Jehan Barbur gündelik yaşamında neler yapmaktan hoşlanır?
Yemek yapmayı çok seviyorum. Vejetaryenim ancak balık severim. Sofralar kurup misafir ağırlamayı, uzun dost sohbetlerini çok seviyorum. Gümüşlük’te bir köy evinde yaşıyorum. Bahçemle uğraşıyorum. Kitap okumak bana çok iyi geliyor ve aslında ne kadar çok şey bilmediğimi fark ediyorum her okumamda.

Aşk hakkında söyleyecekleriniz var mı?
Çocukluğumda bana ne olmak istiyorsun diye sorduklarında aşık olmak istiyorum derdim. Bu isteğim illa ki bir adama duyulan aşk değil hayata duyulan aşkı ifade ediyordu belki de. Yıllar içinde aşkta kendime pek yarar sağlayacak birşey yaşayamadım.

Kadın yönelik şiddete dair söyleyecekleriniz var mı?
Öncelikle kadınları, anaları eğitmek gerekiyor. Çünkü bu adamlar korkmuş, sinmiş, ahlakçı ve gelenekçi olmak adına evine kapatılmış, kendi gücünü ortaya koymaktan yoksun analardan doğuyor. Kadın güzel bir estetik. Bir kere neden erkek hakları değil de kadın hakları diye birşey var.

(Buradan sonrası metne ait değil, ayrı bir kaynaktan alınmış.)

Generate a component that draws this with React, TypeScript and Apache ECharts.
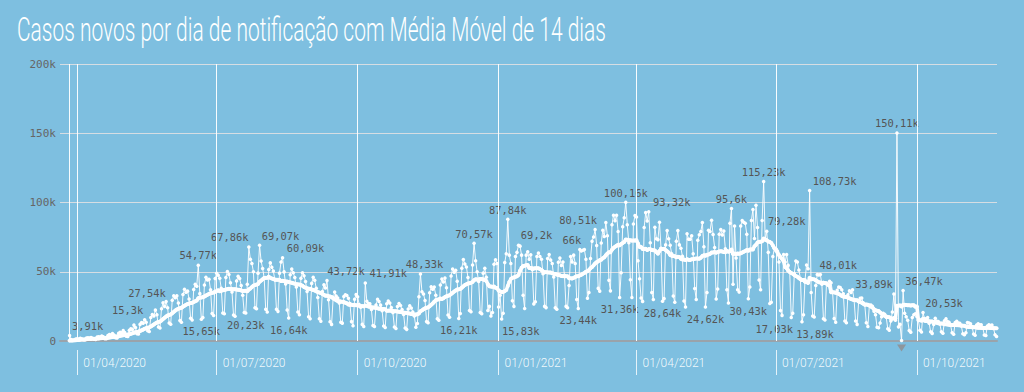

Demek ki erkeklerin hak ile ilgili bir sorunu yok.

Albüm ve konser çalışmalarınıza kısaca değinelim mi?
6. albümüm için birkaç şarkım hazır. 4. kitabım yolda. Üniversite söyleşileri ve imza günleri artık rutinimiz oldu. Yeni albüm için biraz daha çalışmaya ihtiyacım olduğunu düşünüyorum. Arada belki bir single yapabilirim. Fırat Tanış'ın hediye ettiği bir “Behçet Necatigil” şiirinden oluşan eseri çıkarmak istiyorum.